Common Scaling Mistakes

  • Hiring before revenue supports it: Bringing on a contractor when you’re only making $2,000 per month. They need to immediately pay for themselves through freed-up time and increased output.
  • Delegating writing too early: Guest posts are fine, but your voice is your competitive advantage. Keep writing the core content; delegate everything else first.
  • Losing editorial standards: Adding a second writer without systems or review processes leads to inconsistent quality and confused readers about what your blog actually stands for.
  • Ignoring the real estate market: Your credibility depends on current, accurate advice. Rushing out content without fact-checking or understanding current market conditions damages your reputation faster than slower, better posts build it.
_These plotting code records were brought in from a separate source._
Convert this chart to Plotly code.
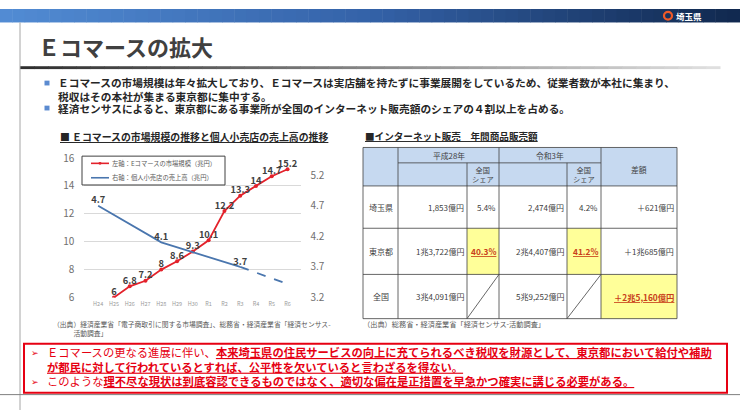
import plotly.graph_objects as go

W, H = 740, 417
FONT = "Noto Sans CJK JP"

# ---------------- data ----------------
years = ["H24", "H25", "H26", "H27", "H28", "H29", "H30", "R1", "R2", "R3", "R4", "R5", "R6"]
ec_market = [None, 6, 6.8, 7.2, 8, 8.6, 9.3, 10.1, 12.2, 13.3, 14, 14.7, 15.2]
retail_sales = [4.7, None, None, None, 4.1, None, None, None, None, 3.7, None, None, None]
retail_projection = [None, None, None, None, None, None, None, None, None, 3.7, None, None, 3.42]
left_ticks = [6, 8, 10, 12, 14, 16]
right_ticks = [3.2, 3.7, 4.2, 4.7, 5.2]
ec_name = "左軸：Eコマースの市場規模（兆円）"
retail_name = "右軸：個人小売店の売上高（兆円）"

table_regions = ["埼玉県", "東京都", "全国"]
sales_h28 = ["1,853億円", "1兆3,722億円", "3兆4,091億円"]
share_h28 = ["5.4%", "40.3%", None]
sales_r3 = ["2,474億円", "2兆4,407億円", "5兆9,252億円"]
share_r3 = ["4.2%", "41.2%", None]
difference = ["＋621億円", "＋1兆685億円", "＋2兆5,160億円"]
period_headers = ["平成28年", "令和3年"]
share_header = "全国<br>シェア"
diff_header = "差額"

page_title = "Ｅコマースの拡大"
bullets = [
    "Ｅコマースの市場規模は年々拡大しており、Ｅコマースは実店舗を持たずに事業展開をしているため、従業者数が本社に集まり、<br>税収はその本社が集まる東京都に集中する。",
    "経済センサスによると、東京都にある事業所が全国のインターネット販売額のシェアの４割以上を占める。",
]
chart_title = "■ Ｅコマースの市場規模の推移と個人小売店の売上高の推移"
table_title = "■インターネット販売　年間商品販売額"
chart_source = "（出典）経済産業省「電子商取引に関する市場調査」、総務省・経済産業省「経済センサス-<br>　　　活動調査」"
table_source = "（出典）総務省・経済産業省「経済センサス-活動調査」"
conclusion_1 = ("Ｅコマースの更なる進展に伴い、",
                "本来埼玉県の住民サービスの向上に充てられるべき税収を財源として、東京都において給付や補助",
                "が都民に対して行われているとすれば、公平性を欠いていると言わざるを得ない。")
conclusion_2 = ("このような",
                "理不尽な現状は到底容認できるものではなく、適切な偏在是正措置を早急かつ確実に講じる必要がある。")

# ---------------- helpers ----------------
def px(x):
    return x / W

def py(y):
    return 1 - y / H

shapes = []
annotations = []

def rect(x0, y0, x1, y1, fill=None, line=None, lw=0, layer="below"):
    shapes.append(dict(type="rect", xref="paper", yref="paper",
                       x0=px(x0), x1=px(x1), y0=py(y1), y1=py(y0),
                       fillcolor=fill if fill else "rgba(0,0,0,0)",
                       line=dict(color=line if line else "rgba(0,0,0,0)", width=lw),
                       layer=layer))

def seg(x0, y0, x1, y1, color, lw=1, layer="above", dash="solid"):
    shapes.append(dict(type="line", xref="paper", yref="paper",
                       x0=px(x0), x1=px(x1), y0=py(y0), y1=py(y1),
                       line=dict(color=color, width=lw, dash=dash), layer=layer))

def text(x, y, s, size, color="#404040", xanchor="left", yanchor="middle", bold=False, align="left"):
    annotations.append(dict(x=px(x), y=py(y), xref="paper", yref="paper", text=s,
                            showarrow=False, xanchor=xanchor, yanchor=yanchor, align=align,
                            borderpad=0,
                            font=dict(family=FONT, size=size, color=color,
                                      weight="bold" if bold else "normal")))

def lerp(c0, c1, t):
    return "rgb(%d,%d,%d)" % tuple(round(a + (b - a) * t) for a, b in zip(c0, c1))

# ---------------- page decoration ----------------
N = 60
stops = [(0.0, (82, 140, 212)), (0.5, (52, 98, 168)), (1.0, (16, 40, 78))]
for i in range(N):
    t = (i + 0.5) / N
    for (t0, c0), (t1, c1) in zip(stops[:-1], stops[1:]):
        if t0 <= t <= t1:
            col = lerp(c0, c1, (t - t0) / (t1 - t0))
    rect(i * W / N, 0, (i + 1) * W / N + 0.5, 14, fill=col)

# logo
shapes.append(dict(type="circle", xref="paper", yref="paper",
                   x0=px(664), x1=px(672), y0=py(11), y1=py(3),
                   fillcolor="rgba(0,0,0,0)", line=dict(color="#f05a28", width=2.2)))
text(675, 7.5, "埼玉県", 8.5, color="white", bold=True)

# page left line and bottom line
seg(20, 14, 20, 417, "#a6a6a6", 1)
seg(0, 401, 740, 401, "#7f7f7f", 1)

# title and gradient underline
text(37, 38.5, page_title, 22, color="#404040", bold=True)
M = 50
for i in range(M):
    t = (i + 0.5) / M
    rect(20 + i * 700 / M, 59.5, 20 + (i + 1) * 700 / M + 0.5, 62.5,
         fill=lerp((45, 45, 45), (225, 225, 225), t))

# bullets
for yb in (77, 103):
    rect(44.5, yb - 2.5, 49.5, yb + 2.5, fill="#5b8bd0")
text(57, 83.5, bullets[0], 10.7, color="#262626", bold=True)
text(57, 103.5, bullets[1], 10.7, color="#262626", bold=True)

# section titles
text(59, 133, "<u>" + chart_title + "</u>", 9.9, color="#262626", bold=True)
text(364, 132, "<u>" + table_title + "</u>", 9.6, color="#262626", bold=True)

# sources
text(52, 332, chart_source, 6.8, color="#595959")
text(362, 328, table_source, 7.2, color="#595959")

# ---------------- chart legend (drawn box) ----------------
rect(82, 153, 225, 183, fill="white", line="#404040", lw=1, layer="above")
seg(91, 160.5, 109, 160.5, "#e3222b", 1.6)
shapes.append(dict(type="circle", xref="paper", yref="paper",
                   x0=px(98.5), x1=px(101.5), y0=py(162), y1=py(159),
                   fillcolor="#e3222b", line=dict(color="#e3222b", width=0)))
seg(91, 175.5, 109, 175.5, "#4a76ae", 1.6)
text(111, 160.5, ec_name, 6.3, color="#595959")
text(111, 175.5, retail_name, 6.3, color="#595959")

# ---------------- table ----------------
cx = [363, 398, 467, 499, 567, 601, 677]
ry = [144, 184, 228, 276, 322]
sub_y = 160
border = "#404040"
rect(cx[0], ry[0], cx[-1], ry[1], fill="#c6d9f0")
hl_share_row = 1
hl_diff_row = 2
yellow = "#ffff99"
for c in (2, 4):
    rect(cx[c], ry[hl_share_row + 1], cx[c + 1], ry[hl_share_row + 2], fill=yellow)
rect(cx[5], ry[hl_diff_row + 1], cx[6], ry[hl_diff_row + 2], fill=yellow)

for y in ry:
    seg(cx[0], y, cx[-1], y, border, 0.8)
seg(cx[1], sub_y, cx[5], sub_y, border, 0.8)
for i, x in enumerate(cx):
    y0 = sub_y if i in (2, 4) else ry[0]
    seg(x, y0, x, ry[-1], border, 0.8)
for c in (2, 4):
    seg(cx[c], ry[4], cx[c + 1], ry[3], border, 0.8)

hdr = "#404040"
text((cx[1] + cx[3]) / 2, 152, period_headers[0], 7.8, color=hdr, xanchor="center")
text((cx[3] + cx[5]) / 2, 152, period_headers[1], 7.8, color=hdr, xanchor="center")
text((cx[5] + cx[6]) / 2, 167, diff_header, 7.8, color=hdr, xanchor="center")
for c in (2, 4):
    text((cx[c] + cx[c + 1]) / 2, 172, share_header, 7.2, color=hdr, xanchor="center", align="center")

hl_color = "#c8401a"
for r in range(3):
    yc = (ry[r + 1] + ry[r + 2]) / 2
    text((cx[0] + cx[1]) / 2, yc, table_regions[r], 8, color=hdr, xanchor="center")
    text(cx[2] - 2, yc, sales_h28[r], 8, color=hdr, xanchor="right")
    text(cx[4] - 2, yc, sales_r3[r], 8, color=hdr, xanchor="right")
    for c, vals in ((3, share_h28), (5, share_r3)):
        v = vals[r]
        if v is None:
            continue
        if r == hl_share_row:
            text(cx[c] - 2, yc, "<u>" + v + "</u>", 8.3, color=hl_color, xanchor="right", bold=True)
        else:
            text(cx[c] - 2, yc, v, 8, color=hdr, xanchor="right")
    if r == hl_diff_row:
        text(cx[6] - 2, yc, "<u>" + difference[r] + "</u>", 8.3, color=hl_color, xanchor="right", bold=True)
    else:
        text(cx[6] - 2, yc, difference[r], 8, color=hdr, xanchor="right")

# ---------------- conclusion box ----------------
red = "#e60012"
shapes.append(dict(type="rect", xref="paper", yref="paper",
                   x0=px(24), x1=px(727), y0=py(399), y1=py(348),
                   fillcolor="white", line=dict(color=red, width=2), layer="below"))
text(30, 357, "➢", 9, color=red)
text(30, 387, "➢", 9, color=red)
text(46, 364.3, conclusion_1[0] + "<b><u>" + conclusion_1[1] + "</u></b><br><b><u>" + conclusion_1[2] + "</u></b>",
     11.3, color=red)
text(46, 387, conclusion_2[0] + "<b><u>" + conclusion_2[1] + "</u></b>", 11.3, color=red)

# ---------------- chart ----------------
fig = go.Figure()
fig.add_trace(go.Scatter(x=years, y=ec_market, name=ec_name, mode="lines+markers",
                         line=dict(color="#e3222b", width=1.8),
                         marker=dict(size=4, color="#e3222b"), yaxis="y"))
fig.add_trace(go.Scatter(x=years, y=retail_sales, name=retail_name, mode="lines",
                         connectgaps=True, line=dict(color="#4a76ae", width=1.8), yaxis="y2"))
fig.add_trace(go.Scatter(x=years, y=retail_projection, mode="lines", connectgaps=True,
                         showlegend=False, line=dict(color="#4a76ae", width=1.8, dash="dash"),
                         yaxis="y2"))
fig.add_trace(go.Scatter(x=years, y=ec_market, mode="text", texttemplate="<b>%{y}</b>",
                         textposition="top center", showlegend=False, hoverinfo="skip",
                         textfont=dict(family=FONT, size=9.3, color="#404040"), yaxis="y"))
fig.add_trace(go.Scatter(x=years, y=retail_sales, mode="text", texttemplate="<b>%{y}</b>",
                         textposition="top center", showlegend=False, hoverinfo="skip",
                         textfont=dict(family=FONT, size=9.3, color="#404040"), yaxis="y2"))

fig.update_layout(
    width=W, height=H,
    margin=dict(l=0, r=0, t=0, b=0),
    paper_bgcolor="white", plot_bgcolor="rgba(0,0,0,0)",
    font=dict(family=FONT, color="#404040"),
    shapes=shapes, annotations=annotations,
    xaxis=dict(domain=[px(84.3), px(301.4)], type="category", categoryorder="array",
               categoryarray=years, showgrid=False, zeroline=False, showline=False,
               ticks="", tickfont=dict(family=FONT, size=5.5, color="#9a9a9a"),
               ticklabelstandoff=2, fixedrange=True),
    yaxis=dict(domain=[py(300), py(155)], range=[6, 16], tickvals=left_ticks,
               showgrid=True, gridcolor="#d9d9d9", gridwidth=1, zeroline=False,
               showline=False, ticks="", ticklabelstandoff=9,
               tickfont=dict(family=FONT, size=10, color="#6f6f6f")),
    yaxis2=dict(overlaying="y", side="right", range=[3.2, 5.478], tickvals=right_ticks,
                tickformat=".1f", showgrid=False, zeroline=False, showline=False, ticks="",
                ticklabelstandoff=8, tickfont=dict(family=FONT, size=10, color="#6f6f6f")),
    showlegend=False,
    hovermode=False,
)

post = ("var d=document.getElementById('{plot_id}');"
        "d.style.position='fixed';d.style.top='0px';d.style.left='0px';"
        "document.documentElement.style.margin='0px';document.body.style.margin='0px';"
        "document.documentElement.style.overflow='hidden';document.body.style.overflow='hidden';")
fig.write_html("out.html", config={"displayModeBar": False}, post_script=post)
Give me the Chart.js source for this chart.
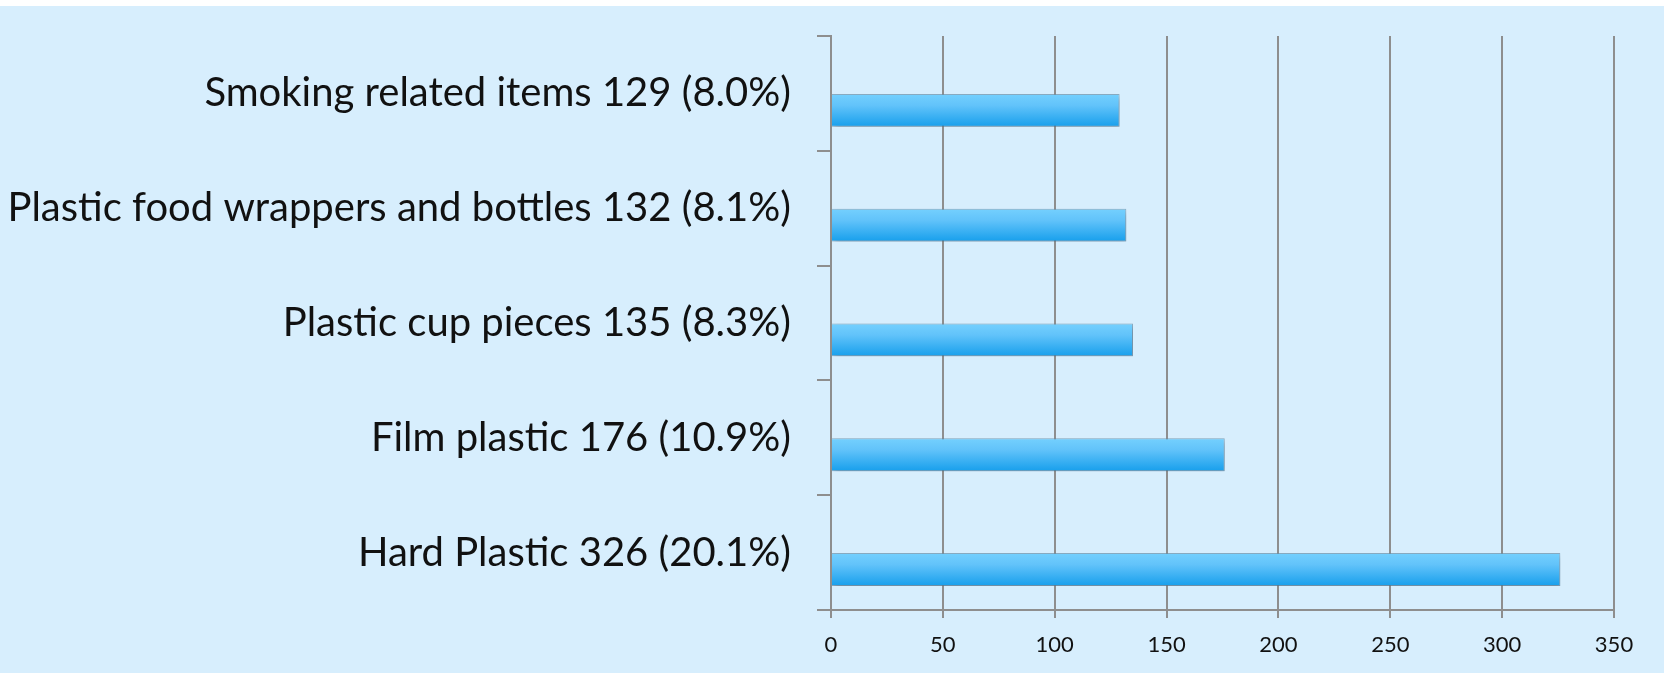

  • Over-relying on sponsorships: If 70% of revenue comes from one sponsor, you’re vulnerable. Diversify across affiliate income, products, and services.
  • Not documenting as you grow: Waiting until you have three team members to write down your process means chaos during the transition. Document now.
  • Scaling traffic without scaling email list: 100,000 monthly visitors means nothing if only 2,000 are subscribed. Focus on email growth proportionally to traffic growth.